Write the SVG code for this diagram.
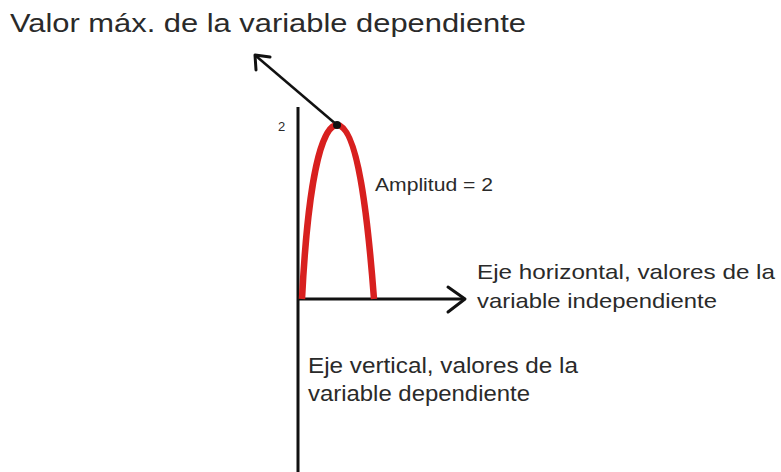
<svg xmlns="http://www.w3.org/2000/svg" width="781" height="472" viewBox="0 0 781 472">
<style>
text{font-family:"Liberation Sans",Arial,sans-serif;fill:#2a2a2a}
.ax{stroke:#111;stroke-width:3;fill:none}
.ah{stroke:#111;stroke-width:3;fill:none;stroke-linecap:round;stroke-linejoin:round}
</style>
<rect width="781" height="472" fill="#fff"/>
<g id="connectors">
<line class="ax" x1="298" y1="107" x2="298" y2="472"/>
<line class="ax" x1="298" y1="299" x2="465" y2="299"/>
<polyline class="ah" points="448,287 465,299 448,312"/>
<line x1="337" y1="125" x2="256" y2="56" stroke="#111" stroke-width="2.5"/>
<polyline class="ah" points="256,70 255,55 270,57" stroke-width="2.5"/>
</g>
<g id="curve">
<path d="M302,299 C306,220 316,126 337,125 C358,126 368,220 374,299" fill="none" stroke="#d8201f" stroke-width="6.5"/>
<circle cx="337" cy="125" r="4" fill="#111"/>
</g>
<g id="title"><text x="10" y="32" font-size="25" textLength="516" lengthAdjust="spacingAndGlyphs">Valor máx. de la variable dependiente</text></g>
<g id="tick"><text x="278" y="131" font-size="13">2</text></g>
<g id="amp"><text x="375" y="191" font-size="18" textLength="118" lengthAdjust="spacingAndGlyphs">Amplitud = 2</text></g>
<g id="hlabel"><text x="477" y="279" font-size="21" textLength="298" lengthAdjust="spacingAndGlyphs">Eje horizontal, valores de la</text><text x="477" y="308" font-size="21" textLength="240" lengthAdjust="spacingAndGlyphs">variable independiente</text></g>
<g id="vlabel"><text x="308" y="373" font-size="22" textLength="270" lengthAdjust="spacingAndGlyphs">Eje vertical, valores de la</text><text x="308" y="401" font-size="22" textLength="222" lengthAdjust="spacingAndGlyphs">variable dependiente</text></g>
</svg>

■ **DIRECTIONS FOR THIS TASK**
Copy out the data above exactly, except the pictures.

■ **RESPONSE TO THE EXERCISE**
Write the SVG code for this diagram.
<svg xmlns="http://www.w3.org/2000/svg" width="781" height="472" viewBox="0 0 781 472">
<style>
text{font-family:"Liberation Sans",Arial,sans-serif;fill:#2a2a2a}
.ax{stroke:#111;stroke-width:3;fill:none}
.ah{stroke:#111;stroke-width:3;fill:none;stroke-linecap:round;stroke-linejoin:round}
</style>
<rect width="781" height="472" fill="#fff"/>
<g id="connectors">
<line class="ax" x1="298" y1="107" x2="298" y2="472"/>
<line class="ax" x1="298" y1="299" x2="465" y2="299"/>
<polyline class="ah" points="448,287 465,299 448,312"/>
<line x1="337" y1="125" x2="256" y2="56" stroke="#111" stroke-width="2.5"/>
<polyline class="ah" points="256,70 255,55 270,57" stroke-width="2.5"/>
</g>
<g id="curve">
<path d="M302,299 C306,220 316,126 337,125 C358,126 368,220 374,299" fill="none" stroke="#d8201f" stroke-width="6.5"/>
<circle cx="337" cy="125" r="4" fill="#111"/>
</g>
<g id="title"><text x="10" y="32" font-size="25" textLength="516" lengthAdjust="spacingAndGlyphs">Valor máx. de la variable dependiente</text></g>
<g id="tick"><text x="278" y="131" font-size="13">2</text></g>
<g id="amp"><text x="375" y="191" font-size="18" textLength="118" lengthAdjust="spacingAndGlyphs">Amplitud = 2</text></g>
<g id="hlabel"><text x="477" y="279" font-size="21" textLength="298" lengthAdjust="spacingAndGlyphs">Eje horizontal, valores de la</text><text x="477" y="308" font-size="21" textLength="240" lengthAdjust="spacingAndGlyphs">variable independiente</text></g>
<g id="vlabel"><text x="308" y="373" font-size="22" textLength="270" lengthAdjust="spacingAndGlyphs">Eje vertical, valores de la</text><text x="308" y="401" font-size="22" textLength="222" lengthAdjust="spacingAndGlyphs">variable dependiente</text></g>
</svg>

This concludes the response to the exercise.